Friday, February 3, 2017

Tom Price is a physician who doesn't understand cancer screening

If confirmed by the Senate, Dr. Tom Price will become the first medical doctor to lead the U.S. Department of Health and Human Services in 24 years. One might think that having completed medical school and practiced orthopedic surgery before entering politics might give him some extra insight into what works and what doesn't in medicine. But judging by a letter to then-HHS Secretary Kathleen Sebelius that he signed in 2011 objecting to the U.S. Preventive Services Task Force's draft recommendations on prostate cancer screening, Dr. Price either failed to learn anything in evidence-based medicine class or forgot everything he learned.

Price and colleagues wrote: "Since the [prostate-specific antigen] PSA test came into widespread use for cancer detection in the mid-1990s, the rate of deaths due to cancer has fallen by 40 percent." This statement reflects an association, not causation, and there is a serious problem with positing the latter based on the natural history of PSA-detected prostate cancers. In the European Randomized Study of Screening for Prostate Cancer (ERSPC), the only trial to conclude that PSA screening reduced deaths from prostate cancer, it took 9 years to observe any difference in prostate cancer deaths between the screening and control groups. But not only was the prostate cancer death rate falling in the U.S. long before any possible screening effect could have occurred, it was also falling in other countries (such as the United Kingdom) that were not employing PSA as a screening test.

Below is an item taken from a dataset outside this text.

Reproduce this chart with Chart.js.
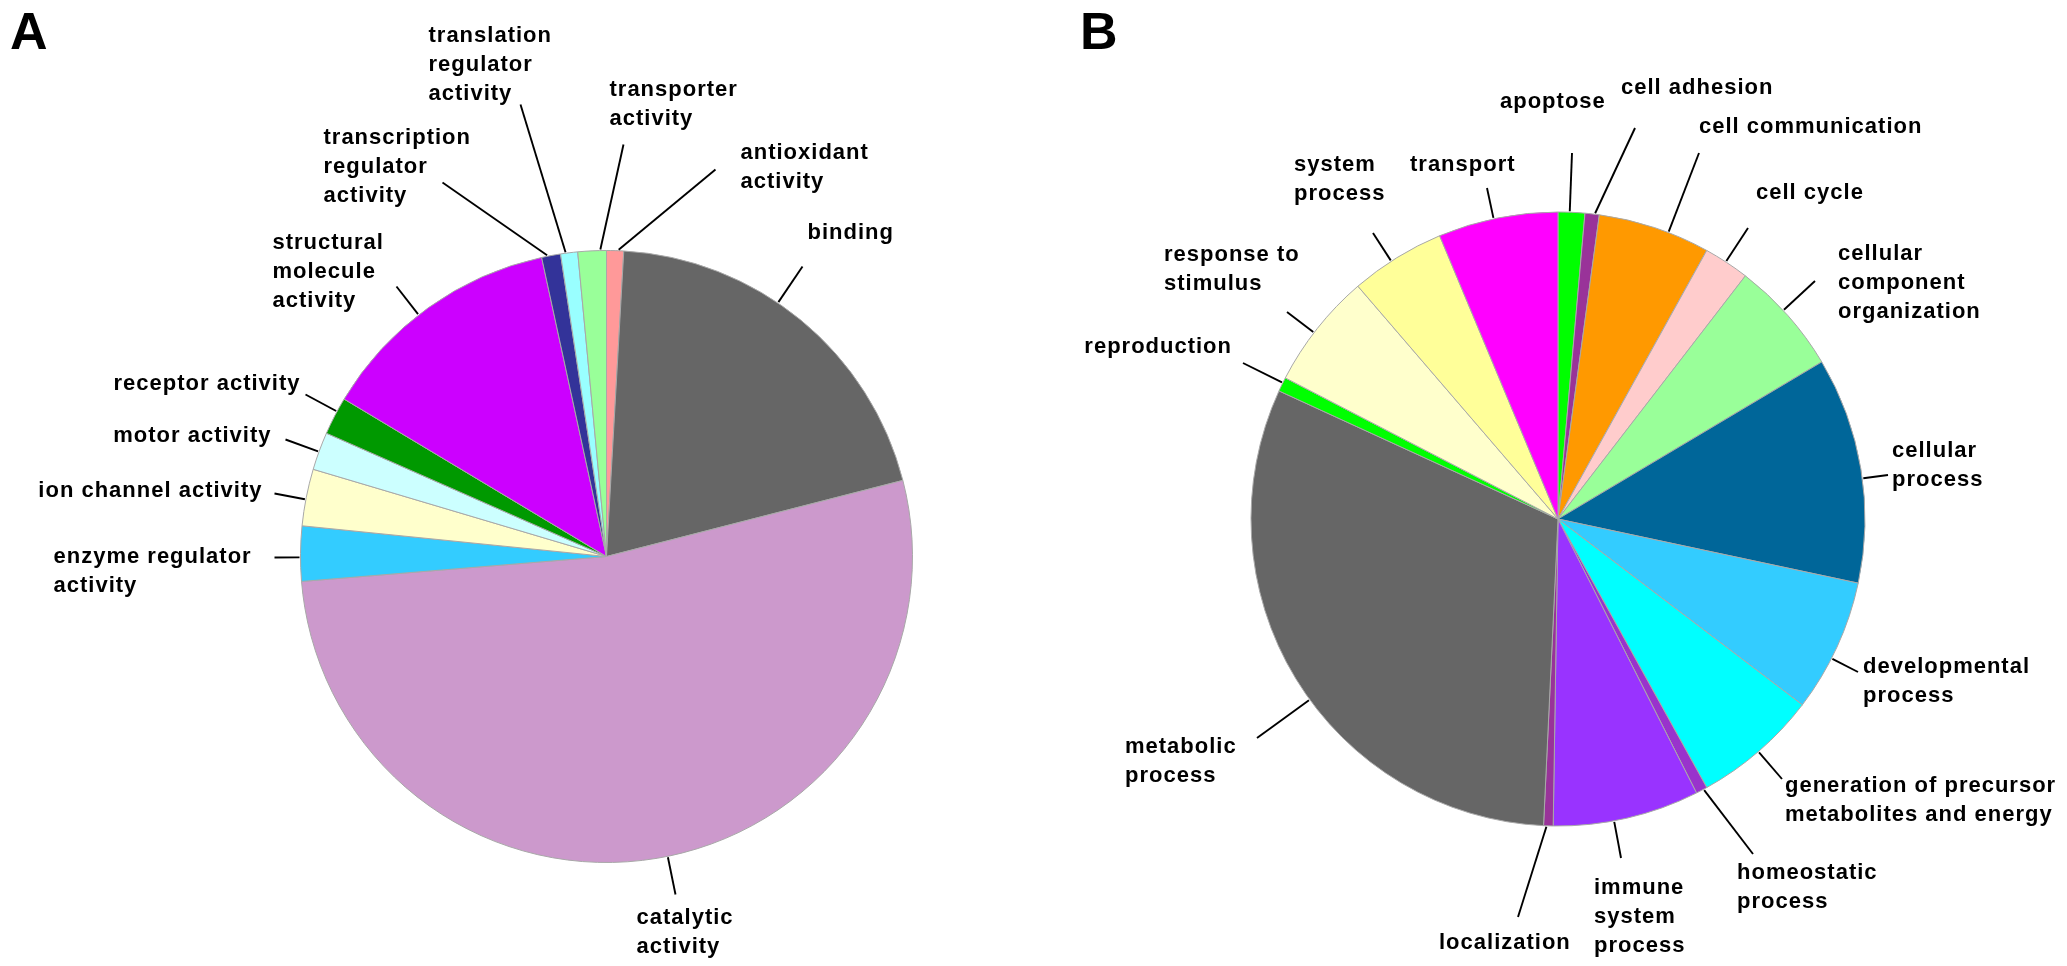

The letter goes on to state that the percentage of potentially "curable" prostate cancers rose from 35 to nearly 90 percent after doctors started routinely screening with PSA, so it's obvious that the test works. Dr. Price, have you heard of lead-time and overdiagnosis bias? Even implementing a completely ineffective screening test, such as chest x-rays for lung cancer, will artificially increase survival rates and inflate the number of cancers amenable to surgery because a large percentage of these would never have been detected at all, if not for the test. (On this erroneous conclusion, Dr. Price is unfortunately in good company: a 2012 survey of primary care physicians found that two-thirds would recommend a cancer screening test supported by irrelevant changes in 5-year survival rates.)

Finally, the letter accused the USPSTF of having "cherry-picked" information rather than reviewing the totality of the evidence on PSA-based, which is laughable since it came in the same paragraph that Price and the other legislators highlighted the Goteburg, Sweden randomized trial (a subset of ERSPC) as "the best designed and controlled study." Talk about cherry-picking! Goteburg also happens to be the country with the most impressive-appearing benefit of screening; most of the other countries involved in ERSPC found no statistically significant mortality benefit, as did the U.S. in our own randomized trial.

These cancer epidemiology concepts I've mentioned aren't difficult to master; I teach them all the time to undergraduates and first-year medical students. Since Dr. Price clearly needs a refresher, I refer him to a previous instructional post I originally wrote for urologists. Patients can understand these concepts too, thanks to this excellent video decision aid that persuaded men to make more evidence-based decisions about PSA screening in a recent study published in Annals of Family Medicine.